| Information shown |

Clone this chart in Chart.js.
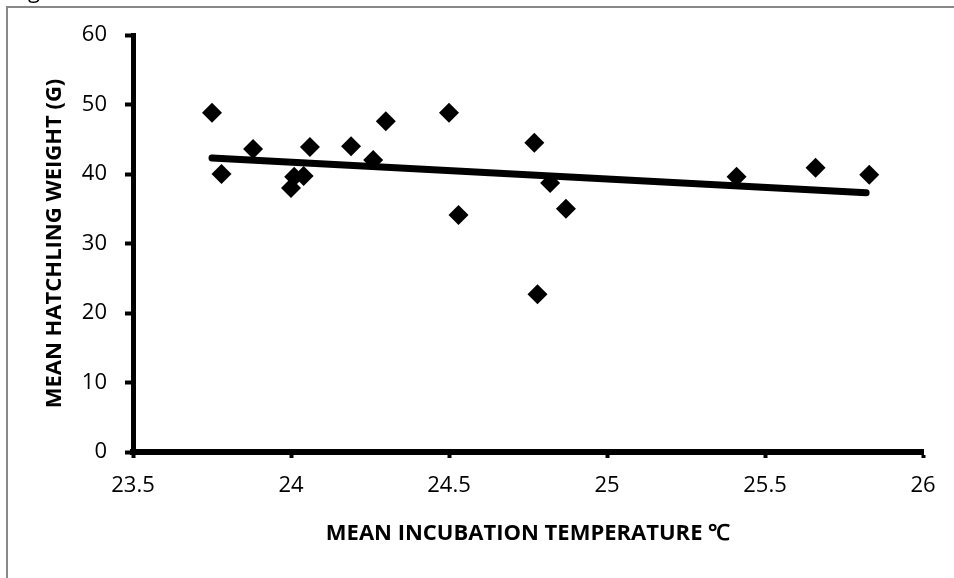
<!DOCTYPE html>
<html>
<head>
<meta charset="utf-8">
<script src="https://cdn.jsdelivr.net/npm/chart.js@4/dist/chart.umd.min.js"></script>
<style>
  html, body { margin: 0; padding: 0; background: #fff; }
  #wrap { width: 954px; height: 578px; position: relative; }
</style>
</head>
<body>
<div id="wrap"><canvas id="c" width="954" height="578"></canvas></div>
<script>
// Data
const temperature = [23.75, 23.78, 23.88, 24.00, 24.01, 24.04, 24.06, 24.19, 24.26, 24.30, 24.50, 24.53, 24.77, 24.78, 24.82, 24.87, 25.41, 25.66, 25.83];
const weight      = [48.8,  40.0,  43.6,  38.0,  39.6,  39.7,  43.9,  44.0,  42.0,  47.6,  48.8,  34.1,  44.5,  22.7,  38.7,  35.0,  39.6,  40.9,  39.9];
const trendX = [23.75, 25.82];
const trendY = [42.3, 37.3];
const xTicks = [23.5, 24, 24.5, 25, 25.5, 26];
const xTickLabels = ["23.5", "24", "24.5", "25", "25.5", "26"];
const yTicks = [0, 10, 20, 30, 40, 50, 60];
const xTitle = "MEAN INCUBATION TEMPERATURE \u2103";
const yTitle = "MEAN HATCHLING WEIGHT (G)";

const points = temperature.map((t, i) => ({ x: t, y: weight[i] }));
const trend = trendX.map((t, i) => ({ x: t, y: trendY[i] }));

const framePlugin = {
  id: 'frame',
  beforeDraw(chart) {
    const ctx = chart.ctx;
    ctx.save();
    ctx.fillStyle = '#fff';
    ctx.fillRect(0, 0, chart.width, chart.height);
    ctx.strokeStyle = '#888';
    ctx.lineWidth = 2;
    ctx.beginPath();
    ctx.moveTo(7, chart.height);
    ctx.lineTo(7, 7);
    ctx.lineTo(chart.width, 7);
    ctx.stroke();
    ctx.fillStyle = '#000';
    ctx.font = '22px "Open Sans"';
    ctx.textBaseline = 'alphabetic';
    ctx.fillText('g', 28, -2);
    ctx.restore();
  }
};

new Chart(document.getElementById('c'), {
  type: 'scatter',
  data: {
    datasets: [
      {
        type: 'line',
        data: trend,
        borderColor: '#000',
        borderWidth: 7,
        borderCapStyle: 'round',
        pointRadius: 0,
        fill: false,
        order: 2
      },
      {
        data: points,
        pointStyle: 'rectRot',
        pointRadius: 10,
        pointHoverRadius: 10,
        backgroundColor: '#000',
        borderColor: '#000',
        borderWidth: 0,
        order: 1
      }
    ]
  },
  plugins: [framePlugin],
  options: {
    responsive: false,
    animation: false,
    events: [],
    layout: { padding: { top: 35, right: 31, left: 0, bottom: 0 } },
    plugins: { legend: { display: false }, tooltip: { enabled: false } },
    scales: {
      x: {
        type: 'linear',
        min: 23.5, max: 26,
        afterBuildTicks(scale) { scale.ticks = xTicks.map(v => ({ value: v })); },
        afterFit(scale) { scale.height = 126; },
        border: { display: true, color: '#000', width: 6 },
        grid: { display: true, drawOnChartArea: false, drawTicks: true, tickLength: 6, tickColor: '#000', tickWidth: 4 },
        ticks: {
          color: '#000', font: { family: '"Open Sans"', size: 22 }, padding: 15, maxRotation: 0,
          callback: (v, i) => xTickLabels[i]
        },
        title: { display: true, text: xTitle, color: '#000', font: { family: '"Open Sans"', size: 22, weight: 'bold' }, padding: 31 }
      },
      y: {
        type: 'linear',
        min: 0, max: 60,
        afterBuildTicks(scale) { scale.ticks = yTicks.map(v => ({ value: v })); },
        afterFit(scale) { scale.width = 133; },
        border: { display: true, color: '#000', width: 5 },
        grid: { display: true, drawOnChartArea: false, drawTicks: true, tickLength: 8, tickColor: '#000', tickWidth: 4 },
        ticks: { color: '#000', font: { family: '"Open Sans"', size: 22 }, padding: 18 },
        title: { display: true, text: yTitle, color: '#000', font: { family: '"Open Sans"', size: 22, weight: 'bold' }, padding: 42 }
      }
    }
  }
});
</script>
</body>
</html>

| Problem statement |
Write out again every line above exactly as given; the pictures do not belong in the copy.

| Output |
Clone this chart in Chart.js.
<!DOCTYPE html>
<html>
<head>
<meta charset="utf-8">
<script src="https://cdn.jsdelivr.net/npm/chart.js@4/dist/chart.umd.min.js"></script>
<style>
  html, body { margin: 0; padding: 0; background: #fff; }
  #wrap { width: 954px; height: 578px; position: relative; }
</style>
</head>
<body>
<div id="wrap"><canvas id="c" width="954" height="578"></canvas></div>
<script>
// Data
const temperature = [23.75, 23.78, 23.88, 24.00, 24.01, 24.04, 24.06, 24.19, 24.26, 24.30, 24.50, 24.53, 24.77, 24.78, 24.82, 24.87, 25.41, 25.66, 25.83];
const weight      = [48.8,  40.0,  43.6,  38.0,  39.6,  39.7,  43.9,  44.0,  42.0,  47.6,  48.8,  34.1,  44.5,  22.7,  38.7,  35.0,  39.6,  40.9,  39.9];
const trendX = [23.75, 25.82];
const trendY = [42.3, 37.3];
const xTicks = [23.5, 24, 24.5, 25, 25.5, 26];
const xTickLabels = ["23.5", "24", "24.5", "25", "25.5", "26"];
const yTicks = [0, 10, 20, 30, 40, 50, 60];
const xTitle = "MEAN INCUBATION TEMPERATURE \u2103";
const yTitle = "MEAN HATCHLING WEIGHT (G)";

const points = temperature.map((t, i) => ({ x: t, y: weight[i] }));
const trend = trendX.map((t, i) => ({ x: t, y: trendY[i] }));

const framePlugin = {
  id: 'frame',
  beforeDraw(chart) {
    const ctx = chart.ctx;
    ctx.save();
    ctx.fillStyle = '#fff';
    ctx.fillRect(0, 0, chart.width, chart.height);
    ctx.strokeStyle = '#888';
    ctx.lineWidth = 2;
    ctx.beginPath();
    ctx.moveTo(7, chart.height);
    ctx.lineTo(7, 7);
    ctx.lineTo(chart.width, 7);
    ctx.stroke();
    ctx.fillStyle = '#000';
    ctx.font = '22px "Open Sans"';
    ctx.textBaseline = 'alphabetic';
    ctx.fillText('g', 28, -2);
    ctx.restore();
  }
};

new Chart(document.getElementById('c'), {
  type: 'scatter',
  data: {
    datasets: [
      {
        type: 'line',
        data: trend,
        borderColor: '#000',
        borderWidth: 7,
        borderCapStyle: 'round',
        pointRadius: 0,
        fill: false,
        order: 2
      },
      {
        data: points,
        pointStyle: 'rectRot',
        pointRadius: 10,
        pointHoverRadius: 10,
        backgroundColor: '#000',
        borderColor: '#000',
        borderWidth: 0,
        order: 1
      }
    ]
  },
  plugins: [framePlugin],
  options: {
    responsive: false,
    animation: false,
    events: [],
    layout: { padding: { top: 35, right: 31, left: 0, bottom: 0 } },
    plugins: { legend: { display: false }, tooltip: { enabled: false } },
    scales: {
      x: {
        type: 'linear',
        min: 23.5, max: 26,
        afterBuildTicks(scale) { scale.ticks = xTicks.map(v => ({ value: v })); },
        afterFit(scale) { scale.height = 126; },
        border: { display: true, color: '#000', width: 6 },
        grid: { display: true, drawOnChartArea: false, drawTicks: true, tickLength: 6, tickColor: '#000', tickWidth: 4 },
        ticks: {
          color: '#000', font: { family: '"Open Sans"', size: 22 }, padding: 15, maxRotation: 0,
          callback: (v, i) => xTickLabels[i]
        },
        title: { display: true, text: xTitle, color: '#000', font: { family: '"Open Sans"', size: 22, weight: 'bold' }, padding: 31 }
      },
      y: {
        type: 'linear',
        min: 0, max: 60,
        afterBuildTicks(scale) { scale.ticks = yTicks.map(v => ({ value: v })); },
        afterFit(scale) { scale.width = 133; },
        border: { display: true, color: '#000', width: 5 },
        grid: { display: true, drawOnChartArea: false, drawTicks: true, tickLength: 8, tickColor: '#000', tickWidth: 4 },
        ticks: { color: '#000', font: { family: '"Open Sans"', size: 22 }, padding: 18 },
        title: { display: true, text: yTitle, color: '#000', font: { family: '"Open Sans"', size: 22, weight: 'bold' }, padding: 42 }
      }
    }
  }
});
</script>
</body>
</html>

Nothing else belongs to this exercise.